In the first place there are all kinds of signs — Triangles,
Pentagrams and so forth. We find words from languages in use in
bygone ages, especially from the Hebrew. And we find that what in
earlier times was life and at the same time knowledge that could pass
over into man's action and into man's ideas — this
we find has become bereft of ideas on the one hand, and on the other
hand has degenerated into external magic. There is speculation as to
the symbolic meaning of this or that sign, concerning all of which
the modern man, if he is honest, would have to confess that he can
find nothing particular in it. There are also practices connected
with all manner of rites, while those who spoke of these rites and
frequently practised them were far from having any clear notion at
all of their spiritual connection. Such books are invariably pointers
to what was once understood in olden times, was once an inward
knowledge-experience, but when Eliphas Levi, for example, was writing
his books, was no longer understood. As for Saint-Martin — of
him I have already written in the
Goetheanum Weekly.
Thus we see how what had
once been interwoven into the soul-and-spirit of man's life,
could not he held there but fell a victim to complete want of
understanding. The common impulse and striving for the Divine that
shows itself in the feeling of man from the fifteenth to the
eighteenth and nineteenth centuries is genuine and true. Beautiful
things are to be found in this impulse, things lovely and sublime.
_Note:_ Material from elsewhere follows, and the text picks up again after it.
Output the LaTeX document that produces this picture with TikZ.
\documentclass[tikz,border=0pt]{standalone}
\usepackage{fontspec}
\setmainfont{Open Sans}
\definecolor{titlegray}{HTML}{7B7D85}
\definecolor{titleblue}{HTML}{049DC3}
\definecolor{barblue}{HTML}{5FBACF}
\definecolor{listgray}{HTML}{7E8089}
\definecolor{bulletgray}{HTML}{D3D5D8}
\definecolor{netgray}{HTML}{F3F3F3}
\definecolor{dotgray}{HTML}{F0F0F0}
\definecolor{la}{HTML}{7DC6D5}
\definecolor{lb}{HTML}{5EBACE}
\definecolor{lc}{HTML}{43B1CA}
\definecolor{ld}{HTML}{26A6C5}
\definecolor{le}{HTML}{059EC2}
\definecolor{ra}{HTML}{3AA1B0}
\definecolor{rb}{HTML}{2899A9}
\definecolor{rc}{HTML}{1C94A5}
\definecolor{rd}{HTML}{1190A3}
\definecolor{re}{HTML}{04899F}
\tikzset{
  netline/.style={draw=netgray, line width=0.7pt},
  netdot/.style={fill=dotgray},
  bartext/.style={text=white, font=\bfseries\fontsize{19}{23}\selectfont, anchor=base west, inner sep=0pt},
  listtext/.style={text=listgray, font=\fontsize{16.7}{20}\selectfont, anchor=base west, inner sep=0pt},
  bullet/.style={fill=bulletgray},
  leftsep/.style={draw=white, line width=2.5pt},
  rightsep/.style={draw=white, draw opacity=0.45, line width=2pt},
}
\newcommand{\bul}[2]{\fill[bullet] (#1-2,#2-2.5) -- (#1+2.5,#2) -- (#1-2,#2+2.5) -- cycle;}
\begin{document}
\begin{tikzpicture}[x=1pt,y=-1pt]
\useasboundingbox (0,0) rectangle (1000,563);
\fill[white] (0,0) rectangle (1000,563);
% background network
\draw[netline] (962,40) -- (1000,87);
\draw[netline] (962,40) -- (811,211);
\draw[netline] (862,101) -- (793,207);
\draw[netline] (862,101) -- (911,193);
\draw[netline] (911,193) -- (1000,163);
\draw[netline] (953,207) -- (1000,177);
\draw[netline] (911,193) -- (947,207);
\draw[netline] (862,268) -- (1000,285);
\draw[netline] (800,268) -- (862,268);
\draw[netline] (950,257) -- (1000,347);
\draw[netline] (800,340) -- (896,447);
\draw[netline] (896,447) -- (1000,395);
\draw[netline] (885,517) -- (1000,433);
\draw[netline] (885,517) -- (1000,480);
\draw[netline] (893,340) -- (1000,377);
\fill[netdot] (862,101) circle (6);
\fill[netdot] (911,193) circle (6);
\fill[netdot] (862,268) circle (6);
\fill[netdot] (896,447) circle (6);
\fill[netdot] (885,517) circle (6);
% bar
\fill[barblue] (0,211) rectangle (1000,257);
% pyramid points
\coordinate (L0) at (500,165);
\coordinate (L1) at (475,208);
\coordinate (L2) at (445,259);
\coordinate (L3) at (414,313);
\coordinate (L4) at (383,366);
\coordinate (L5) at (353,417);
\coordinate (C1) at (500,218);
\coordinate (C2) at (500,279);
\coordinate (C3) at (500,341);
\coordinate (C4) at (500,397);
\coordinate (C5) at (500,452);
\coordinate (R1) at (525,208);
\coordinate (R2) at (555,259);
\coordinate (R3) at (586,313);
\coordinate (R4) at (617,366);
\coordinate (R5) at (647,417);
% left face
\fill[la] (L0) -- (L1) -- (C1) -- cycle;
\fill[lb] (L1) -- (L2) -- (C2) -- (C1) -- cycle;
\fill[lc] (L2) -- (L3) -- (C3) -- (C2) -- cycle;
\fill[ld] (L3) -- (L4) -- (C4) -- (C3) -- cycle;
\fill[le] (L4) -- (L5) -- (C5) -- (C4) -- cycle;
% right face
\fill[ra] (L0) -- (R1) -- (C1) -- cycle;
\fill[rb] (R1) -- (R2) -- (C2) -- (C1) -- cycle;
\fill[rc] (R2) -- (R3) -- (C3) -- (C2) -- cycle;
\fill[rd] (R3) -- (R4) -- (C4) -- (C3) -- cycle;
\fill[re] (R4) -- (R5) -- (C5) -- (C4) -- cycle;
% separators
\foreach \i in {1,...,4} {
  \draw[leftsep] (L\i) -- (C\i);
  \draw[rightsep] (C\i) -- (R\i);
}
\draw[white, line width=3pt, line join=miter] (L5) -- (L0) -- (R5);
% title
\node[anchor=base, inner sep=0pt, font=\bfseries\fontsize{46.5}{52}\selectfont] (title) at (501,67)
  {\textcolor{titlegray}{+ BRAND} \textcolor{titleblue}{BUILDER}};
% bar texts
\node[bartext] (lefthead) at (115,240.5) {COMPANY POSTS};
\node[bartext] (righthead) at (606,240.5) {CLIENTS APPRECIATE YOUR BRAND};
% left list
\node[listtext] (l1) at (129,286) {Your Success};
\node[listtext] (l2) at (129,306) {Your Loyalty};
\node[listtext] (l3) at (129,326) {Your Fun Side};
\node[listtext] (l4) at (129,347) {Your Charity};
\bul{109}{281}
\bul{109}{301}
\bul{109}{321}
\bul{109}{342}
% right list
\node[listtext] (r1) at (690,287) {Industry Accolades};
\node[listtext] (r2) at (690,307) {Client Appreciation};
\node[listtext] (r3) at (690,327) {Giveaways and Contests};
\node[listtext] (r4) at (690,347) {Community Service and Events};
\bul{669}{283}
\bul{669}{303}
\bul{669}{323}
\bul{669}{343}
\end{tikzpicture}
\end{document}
Much that has come from these times and that is far too little
noticed today has about it as it were a magic breath — the
genuine spell of the Spiritual.
Side by side, however, with
all this, a seed is sprouting, the seed of the lack of understanding
of old spiritual truths. We have therewith a hardening, ossifying
process, and a growing impossibility to approach the Spiritual in a
way that is in accord with the age. We come across men of the
eighteenth century who speak of a downfall of all that is human, and
of the rise of a terrible materialism. Often it seems as though what
these men of the eighteenth century say applies just as well to our
own time. And yet it is not so; what they say does not apply to the
last two-thirds of the nineteenth century. For in the nineteenth
century a further stage has been reached. What was still regarded in
the eighteenth century with a certain abhorrence on account of its
demoniacal character, has come to be taken quite as a matter of
course. The men of the nineteenth century had not the power to say:
Copernicus! — Yes; but such a conception of the Universe was
only able to arise because man did not become on Earth that which he
should have become, and so the Earth was left without a ruler, and
the rulership passed over to the unrighteous lords of the world (the
expression occurs again and again in mediaeval writings), these took
over the leadership of the Earth — even as the Christ left the
Sun and united Himself with the destiny of the Earth.
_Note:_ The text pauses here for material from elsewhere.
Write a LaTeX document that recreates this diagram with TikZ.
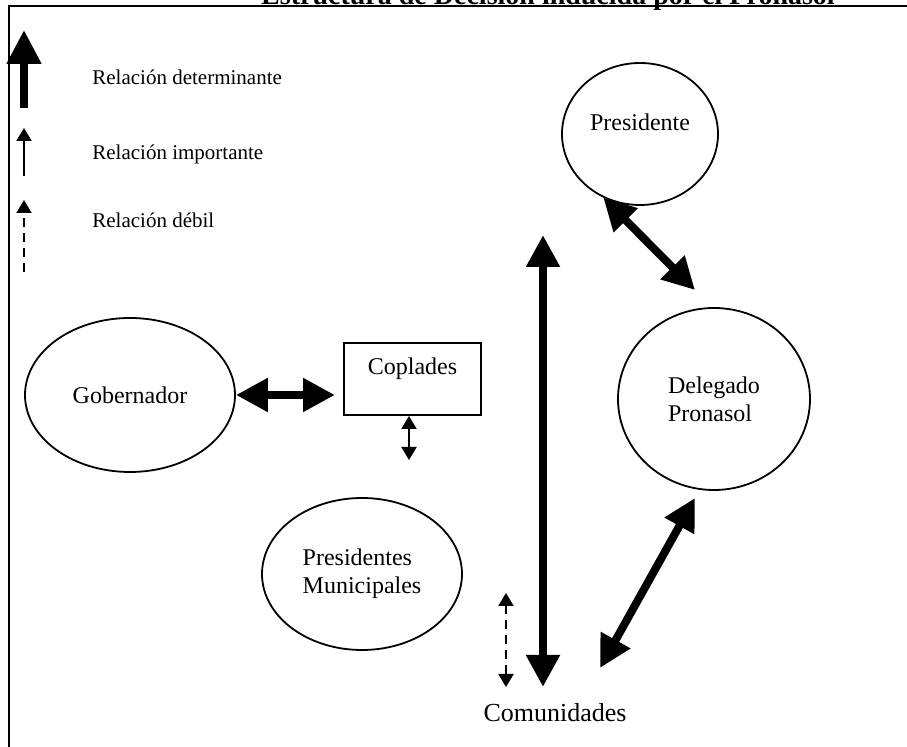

Only now, at the end of the
nineteenth century, has it again become possible to look into these
things with a clear vision such as man possessed in olden times; only
now in the Michael Age has the possibility come again. We have spoken
repeatedly of the dawn of the Michael Age, and of its character. But
there are tasks that belong to this Michael Age, and it is possible
now to point to these tasks, after all that we have been considering
in the Christmas Meeting and since, about the evolution of
Spirit-vision throughout the centuries.